Fig. 2 Schematic overview of the reported flexibility in DMOF-1 illustrated as a function of the pore angle α. Our definition of the different states is indicated. The crystal system of the different states is indicated at the bottom, distinguishing between tetragonal (op), orthorhombic (lp and np) and monoclinic (cp).

We now focus on the intrinsic flexibility of the empty DMOF-1 framework. This is first achieved by constructing the energy profile as a function of the volume using DFT calculations at 0 K.^15,25,71 These DFT E(V) profiles are shown in the top left panel of Fig. 3 for DMOF-1(Zn) and DMOF-1(Cu), together with the indication of various states as introduced earlier. It is immediately clear that the energy curves strongly resemble the breathing curves of other flexible MOFs.⁵ Recently we have shown that the shape of the Helmholtz free energy profile is indicative for the expected flexible behavior under the influence of various triggers.^5,25,87 The now observed curves do not include temperature corrections, yet they already give an indication of the expected mechanical behavior.
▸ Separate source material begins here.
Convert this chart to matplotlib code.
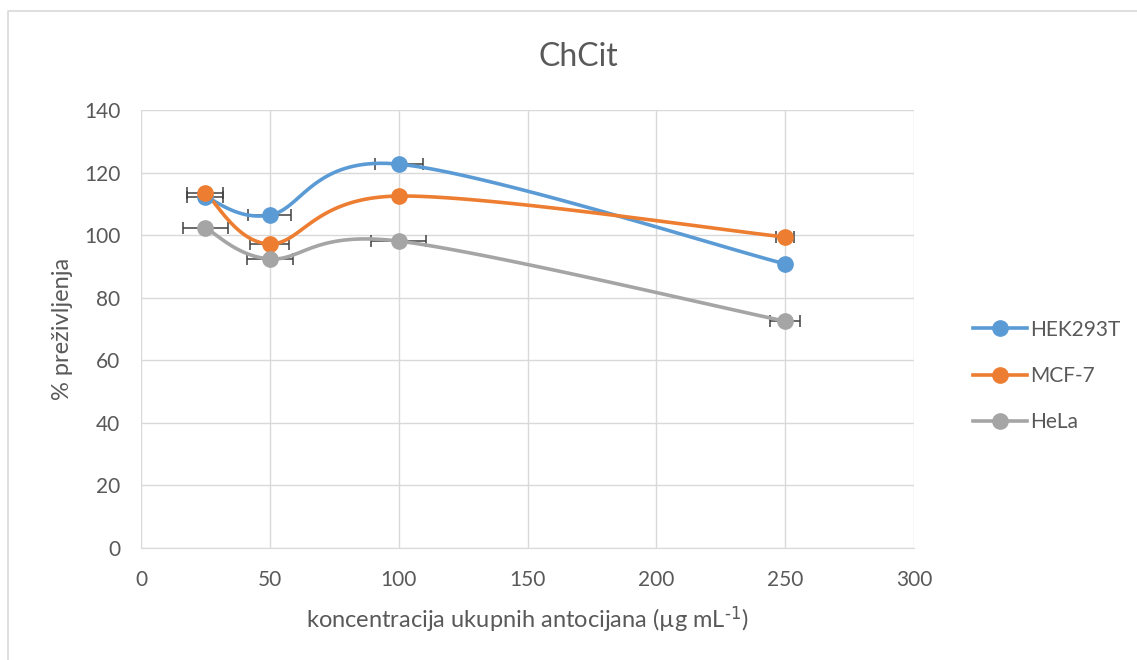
import numpy as np
import matplotlib
matplotlib.use("Agg")
import matplotlib.pyplot as plt
from matplotlib.lines import Line2D

plt.rcParams['font.family'] = ['Lato', 'DejaVu Sans']
plt.rcParams['mathtext.default'] = 'regular'

conc = [25, 50, 100, 250]
series = ['HEK293T', 'MCF-7', 'HeLa']
hek = [112.2, 106.4, 122.7, 90.8]
mcf = [113.5, 97.2, 112.5, 99.4]
hela = [102.3, 92.4, 98.1, 72.5]
hek_err = [7.0, 8.3, 9.3, 1.5]
mcf_err = [7.0, 7.6, 1.5, 3.5]
hela_err = [8.6, 8.9, 10.7, 5.8]
colors = ['#5b9bd5', '#ed7d31', '#a5a5a5']

xlim = (0, 300)
ylim = (0, 140)
W, H = 1137, 660


def smooth(x, y, sx, sy, n=40):
    # Excel-like smoothed line: cubic Bezier with Catmull-Rom controls (pixel space)
    px = np.asarray(x, float) * sx
    py = np.asarray(y, float) * sy
    pts = np.column_stack([px, py])
    out = []
    m = len(pts)
    for i in range(m - 1):
        p0 = pts[i - 1] if i > 0 else pts[i]
        p1 = pts[i]
        p2 = pts[i + 1]
        p3 = pts[i + 2] if i + 2 < m else pts[i + 1]
        c1 = p1 + (p2 - p0) / 6.0
        c2 = p2 - (p3 - p1) / 6.0
        t = np.linspace(0, 1, n)[:, None]
        seg = ((1 - t) ** 3) * p1 + 3 * ((1 - t) ** 2) * t * c1 + 3 * (1 - t) * t ** 2 * c2 + t ** 3 * p2
        out.append(seg if i == 0 else seg[1:])
    out = np.vstack(out)
    return out[:, 0] / sx, out[:, 1] / sy


fig = plt.figure(figsize=(W / 100, H / 100), dpi=100)
ax = fig.add_axes([141 / W, 1 - 548 / H, (914 - 141) / W, (548 - 110) / H])

# chart border (only left and top edges visible in the crop)
fig.add_artist(Line2D([7.5 / W, 7.5 / W, 1], [0, 1 - 10.5 / H, 1 - 10.5 / H],
                      transform=fig.transFigure, color='#d9d9d9', linewidth=1.2))

sx = (914 - 141) / (xlim[1] - xlim[0])
sy = (548 - 110) / (ylim[1] - ylim[0])

handles = []
for name, vals, err, c in zip(series, [hek, mcf, hela], [hek_err, mcf_err, hela_err], colors):
    xs, ys = smooth(conc, vals, sx, sy)
    ax.plot(xs, ys, color=c, linewidth=2.6, zorder=3, solid_capstyle='round')
    ax.errorbar(conc, vals, xerr=err, fmt='none', ecolor='#404040', elinewidth=1.1,
                capsize=4, capthick=1.1, zorder=2)
    ax.plot(conc, vals, 'o', color=c, markersize=11, zorder=4)
    handles.append(Line2D([0], [0], color=c, linewidth=2.6, marker='o', markersize=11))

ax.set_xlim(*xlim)
ax.set_ylim(*ylim)
ax.set_xticks(np.arange(0, 301, 50))
ax.set_yticks(np.arange(0, 141, 20))
ax.grid(True, color='#d9d9d9', linewidth=1)
ax.set_axisbelow(True)
for s in ['top', 'right', 'left']:
    ax.spines[s].set_visible(False)
ax.spines['bottom'].set_color('#d9d9d9')
ax.tick_params(length=0, labelsize=15, colors='#595959')
ax.tick_params(axis='x', pad=16)
ax.tick_params(axis='y', pad=15)

fig.text(578 / W, 1 - 57 / H, 'ChCit', fontsize=23, color='#595959', ha='center', va='center')
ax.set_xlabel(r'koncentracija ukupnih antocijana (µg mL$^{\text{-1}}$)', fontsize=17, color='#595959', labelpad=10)
ax.set_ylabel('% preživljenja', fontsize=17, color='#595959', labelpad=8)

fig.legend(handles, series, loc='upper left', bbox_to_anchor=(954 / W, 1 - 301 / H),
           frameon=False, fontsize=15, labelcolor='#595959', handlelength=2.6,
           handletextpad=0.15, labelspacing=1.25)

fig.savefig('out.png', dpi=100)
Fig. 3 (a) DFT energy profiles E(V) as a function of the volume for DMOF-1(Cu) and DMOF-1(Zn) at 0 K (PBE + D3(BJ)^ATM). The lines only represent a guide to the eye. (b) Pressure profiles P(V) (at 0 K) as a function of the volume obtained by numerically deriving the energy profiles viaP_max is 239 MPa for DMOF-1(Cu) and 222 MPa for DMOF-1(Zn). P_min is 86 MPa for DMOF-1(Cu) and −238 MPa for DMOF-1(Zn). (c) The definition of the states (open pore (op), large pore (lp), narrow pore (np) and closed pore (cp)) used in this work is inspired by the pore angle α as defined in Fig. 2. (d) Simulated XRD patterns for different representative phases of DFT-optimized DMOF-1(Cu) (λ = 0.4859 Å).

More specifically and according to our earlier classification,⁵ DMOF-1(Cu) has a Type III energy profile and corresponds to a lossy spring with a back and forth transition from one phase to the other when increasing or releasing the mechanical pressure. Fig. 3(b) displays the pressure profile P(V) as a function of the volume, which can be derived by differentiation of the simulated DFT energy profile at 0 K. These calculations predict that at a pressure of about 240 MPa (P_max for DMOF-1(Cu)) the structural transition takes place from the op phase towards a dense state with a unit cell volume of about 1200 ų, which represents a remarkable volume contraction of 40%. A new dense configuration appears in a cp state, which is only stable at high pressures. The simulations for DMOF-1(Cu) thus predict that this structural transformation is reversible and displays a hysteresis of about 150 MPa. According to our 0 K DFT calculations we find a cp like state with distorted channels. An example is shown in ESI Fig. 4.† However, it needs to be validated by simulations at higher temperatures to what extent such shapes are still valid (vide infra).

Based on its E(V) curve, DMOF-1(Zn) can be classified as a Type IIa material, where the material suddenly switches to a contracted state but never returns. The pressure profile reveals a slightly lower critical pressure P_max (≈220 MPa) as compared to DMOF-1(Cu). Moreover, the dense state is even found to be a metastable phase at 0 K in this case. Therefore, this material is predicted to behave as a nanoshock absorber as it displays an irreversible pressure-induced transition (a negative P_min is experimentally not yet accessible).⁵

Significant energetic differences can also be observed in the dense structure of the two DMOF-1 materials (Fig. 3(a)). The dense state of the Cu variant is much less stable than the Zn variant (±100 kJ mol⁻¹ with respect to the stable open phase versus ±40 kJ mol⁻¹), which was also reflected in the bulk modulus at 0 K (Table 1). This clearly emphasizes that changing the nature of the metal allows to tune the mechanical behavior of DMOF-1 (lossy spring or nanoshock absorber).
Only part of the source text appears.